> I think your observations are correct, but at least my experience as a
> gardener/sheriff leads me to a different conclusion. Namely, when I'm
> looking at a newly failing test, it is difficult if not impossible for
> me to know if the existing baseline was previously believed to be
> correct or not, and thus it's hard for me to tell if the new baseline
> should be considered worse, better, or different.

How does the proposal solve this problem? Right now gardeners have two

   - Rebaseline
   - Add a test expectation

Once we implemented the proposal, we have at least three options:

   - Rebaseline correct.png
   - Add/rebaseline expected.png
   - Add/rebaseline failure.png
   - (Optionally) Add a test expectation.

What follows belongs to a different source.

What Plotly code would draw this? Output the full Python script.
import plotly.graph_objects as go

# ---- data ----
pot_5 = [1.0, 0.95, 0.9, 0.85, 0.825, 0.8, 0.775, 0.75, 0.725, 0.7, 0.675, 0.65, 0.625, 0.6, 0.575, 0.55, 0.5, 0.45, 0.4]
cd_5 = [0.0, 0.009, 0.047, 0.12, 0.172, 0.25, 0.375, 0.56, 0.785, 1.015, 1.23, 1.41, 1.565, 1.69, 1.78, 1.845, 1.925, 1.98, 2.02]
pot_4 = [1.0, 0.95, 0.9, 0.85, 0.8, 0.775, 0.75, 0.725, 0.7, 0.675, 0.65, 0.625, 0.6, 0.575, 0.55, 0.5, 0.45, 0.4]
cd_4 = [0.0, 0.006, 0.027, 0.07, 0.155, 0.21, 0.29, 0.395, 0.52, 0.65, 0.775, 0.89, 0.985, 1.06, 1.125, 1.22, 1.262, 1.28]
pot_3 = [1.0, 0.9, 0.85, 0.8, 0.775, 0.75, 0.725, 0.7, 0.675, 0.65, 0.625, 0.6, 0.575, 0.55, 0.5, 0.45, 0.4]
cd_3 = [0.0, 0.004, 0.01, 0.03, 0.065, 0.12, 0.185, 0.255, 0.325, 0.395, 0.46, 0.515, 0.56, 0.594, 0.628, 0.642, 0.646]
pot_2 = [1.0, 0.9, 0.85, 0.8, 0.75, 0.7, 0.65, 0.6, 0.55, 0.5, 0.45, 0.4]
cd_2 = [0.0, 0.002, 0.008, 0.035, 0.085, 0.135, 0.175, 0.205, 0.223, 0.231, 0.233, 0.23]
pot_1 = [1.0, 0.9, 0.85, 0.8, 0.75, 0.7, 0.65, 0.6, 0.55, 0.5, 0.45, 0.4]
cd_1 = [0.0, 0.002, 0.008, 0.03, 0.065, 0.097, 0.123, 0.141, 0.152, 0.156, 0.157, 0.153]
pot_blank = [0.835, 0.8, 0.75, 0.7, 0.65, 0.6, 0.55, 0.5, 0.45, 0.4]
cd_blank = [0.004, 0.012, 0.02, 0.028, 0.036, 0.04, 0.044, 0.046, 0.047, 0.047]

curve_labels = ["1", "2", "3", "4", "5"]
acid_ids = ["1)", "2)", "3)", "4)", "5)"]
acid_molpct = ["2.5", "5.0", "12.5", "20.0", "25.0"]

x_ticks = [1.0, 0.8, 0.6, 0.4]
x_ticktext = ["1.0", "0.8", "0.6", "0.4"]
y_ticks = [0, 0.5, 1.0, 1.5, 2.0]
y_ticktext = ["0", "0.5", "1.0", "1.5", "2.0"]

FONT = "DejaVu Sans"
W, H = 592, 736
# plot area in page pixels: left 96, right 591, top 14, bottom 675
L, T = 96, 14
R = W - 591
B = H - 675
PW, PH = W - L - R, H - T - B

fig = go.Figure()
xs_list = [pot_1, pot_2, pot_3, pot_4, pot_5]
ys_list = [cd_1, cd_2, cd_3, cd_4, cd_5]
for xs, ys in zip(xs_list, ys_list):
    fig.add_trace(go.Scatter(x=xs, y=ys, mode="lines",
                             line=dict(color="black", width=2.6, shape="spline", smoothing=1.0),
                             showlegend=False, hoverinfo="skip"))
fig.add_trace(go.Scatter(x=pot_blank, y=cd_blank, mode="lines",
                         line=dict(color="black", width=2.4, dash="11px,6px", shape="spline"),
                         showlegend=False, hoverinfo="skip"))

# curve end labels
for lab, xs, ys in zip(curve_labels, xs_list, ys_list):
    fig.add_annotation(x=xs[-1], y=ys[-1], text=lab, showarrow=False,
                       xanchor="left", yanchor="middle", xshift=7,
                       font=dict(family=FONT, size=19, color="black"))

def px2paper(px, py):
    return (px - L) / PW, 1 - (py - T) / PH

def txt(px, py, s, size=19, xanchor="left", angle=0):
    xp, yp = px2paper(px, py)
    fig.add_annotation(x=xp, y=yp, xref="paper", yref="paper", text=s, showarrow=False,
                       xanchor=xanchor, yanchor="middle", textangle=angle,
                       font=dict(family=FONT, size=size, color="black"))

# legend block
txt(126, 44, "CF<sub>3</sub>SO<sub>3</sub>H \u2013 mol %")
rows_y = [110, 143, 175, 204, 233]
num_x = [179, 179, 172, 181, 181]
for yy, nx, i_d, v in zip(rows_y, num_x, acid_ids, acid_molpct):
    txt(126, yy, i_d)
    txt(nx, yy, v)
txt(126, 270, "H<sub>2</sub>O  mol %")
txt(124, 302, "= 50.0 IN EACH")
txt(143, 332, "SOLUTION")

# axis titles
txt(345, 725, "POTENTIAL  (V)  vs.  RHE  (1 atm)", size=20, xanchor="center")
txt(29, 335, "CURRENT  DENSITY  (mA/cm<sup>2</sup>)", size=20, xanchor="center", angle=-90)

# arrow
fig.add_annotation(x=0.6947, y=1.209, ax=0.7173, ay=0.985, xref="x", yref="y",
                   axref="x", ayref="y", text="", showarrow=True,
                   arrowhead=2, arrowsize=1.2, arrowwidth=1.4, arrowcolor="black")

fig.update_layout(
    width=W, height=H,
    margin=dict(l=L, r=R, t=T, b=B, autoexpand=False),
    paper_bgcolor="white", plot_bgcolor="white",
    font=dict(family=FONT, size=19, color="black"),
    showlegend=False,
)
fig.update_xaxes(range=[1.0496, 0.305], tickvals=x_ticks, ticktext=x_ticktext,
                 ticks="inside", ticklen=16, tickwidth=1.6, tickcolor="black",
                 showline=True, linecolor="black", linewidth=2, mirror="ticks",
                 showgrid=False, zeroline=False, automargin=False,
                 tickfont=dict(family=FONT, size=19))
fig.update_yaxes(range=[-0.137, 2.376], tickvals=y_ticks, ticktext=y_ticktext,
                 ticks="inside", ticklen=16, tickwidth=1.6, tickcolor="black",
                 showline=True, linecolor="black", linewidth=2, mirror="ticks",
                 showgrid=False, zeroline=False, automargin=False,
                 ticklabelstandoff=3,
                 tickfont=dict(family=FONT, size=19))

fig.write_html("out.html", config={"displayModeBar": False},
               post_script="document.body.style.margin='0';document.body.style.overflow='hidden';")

And that's a lot of options to choose from. The more options we have, the
more likely people make mistakes. We're already inconsistent in how
-expected.png is used because some people make mistakes. I'm afraid that
adding another set of expected results result in even more mistakes and a
unrecoverable mess.

This is why I want to test this theory :). It seems like if we got
> experience with this on one (or more) ports for a couple of months we
> would have a much more well-informed opinion, and I'm not seeing a
> huge downside to at least trying this idea out.

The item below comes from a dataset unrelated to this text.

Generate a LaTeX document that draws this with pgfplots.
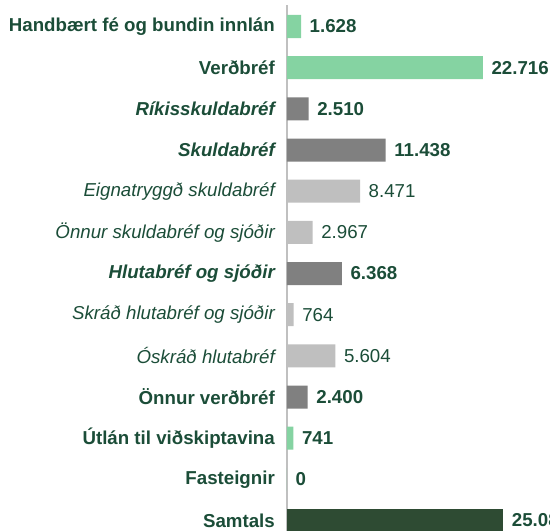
\documentclass[border=0pt]{standalone}
\usepackage{pgfplots}
\pgfplotsset{compat=1.18}
\usepackage{fontspec}
\setmainfont{Liberation Sans}
\definecolor{lgreen}{HTML}{85D3A2}
\definecolor{mgray}{HTML}{808080}
\definecolor{lgray}{HTML}{BFBFBF}
\definecolor{dgreen}{HTML}{2E4B33}
\definecolor{txt}{HTML}{1B4D38}
\definecolor{axl}{HTML}{C0C0C0}
\newcommand{\fs}{\fontsize{18.7bp}{22bp}\selectfont}
\begin{document}
\begin{tikzpicture}[font=\fs]
\begin{axis}[name=ax, scale only axis, width=263bp, height=531bp,
  xmin=0, xmax=30510, ymin=-0.6437, ymax=12.254, y dir=reverse,
  xbar, bar width=0.559, clip=false,
  axis line style={draw=none}, major tick length=0pt, xtick=\empty,
  ytick={0,...,12},
  yticklabels={
    {\bfseries Handbært fé og bundin innlán},
    {\bfseries Verðbréf},
    {\bfseries\itshape Ríkisskuldabréf},
    {\bfseries\itshape Skuldabréf},
    {\itshape Eignatryggð skuldabréf},
    {\itshape Önnur skuldabréf og sjóðir},
    {\bfseries\itshape Hlutabréf og sjóðir},
    {\itshape Skráð hlutabréf og sjóðir},
    {\itshape Óskráð hlutabréf},
    {\bfseries Önnur verðbréf},
    {\bfseries Útlán til viðskiptavina},
    {\bfseries Fasteignir},
    {\bfseries Samtals}},
  yticklabel style={anchor=east, inner sep=0pt, xshift=-12bp, text=txt, font=\fs},
  point meta=explicit symbolic,
  nodes near coords={\bfseries\pgfplotspointmeta},
  every node near coord/.append style={anchor=west, inner sep=0pt, xshift=8.5bp, text=txt, font=\fs},
]
\draw[axl, line width=1.5bp] (axis cs:0,-0.522) -- (axis cs:0,12.3);
\addplot[fill=lgreen, draw=none, bar shift=0pt] coordinates {
  (1628,0) [1.628] (22716,1) [22.716] (741,10) [741] (0,11) [0]};
\addplot[fill=mgray, draw=none, bar shift=0pt] coordinates {
  (2510,2) [2.510] (11438,3) [11.438] (6368,6) [6.368] (2400,9) [2.400]};
\addplot[fill=lgray, draw=none, bar shift=0pt, nodes near coords={\pgfplotspointmeta}] coordinates {
  (8471,4) [8.471] (2967,5) [2.967] (764,7) [764] (5604,8) [5.604]};
\addplot[fill=dgreen, draw=none, bar shift=0pt] coordinates {
  (25085,12) [25.085]};
\end{axis}
\pgfresetboundingbox
\path ([xshift=-287bp]ax.south west) rectangle (ax.north east);
\end{tikzpicture}
\end{document}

Sure. But if we're doing this experiment on trunk, thereby imposing
significant cognitive load on every other port, then I'd like to see us
setting *both* an exact date at which we decide whether this approach is
good or not and criteria by which we decide this *before *the experiment

Like Filip, I'm *extremely* concerned about the prospect of us introducing
yet-another-way-of-doing-things, and not be able to get rid of it later.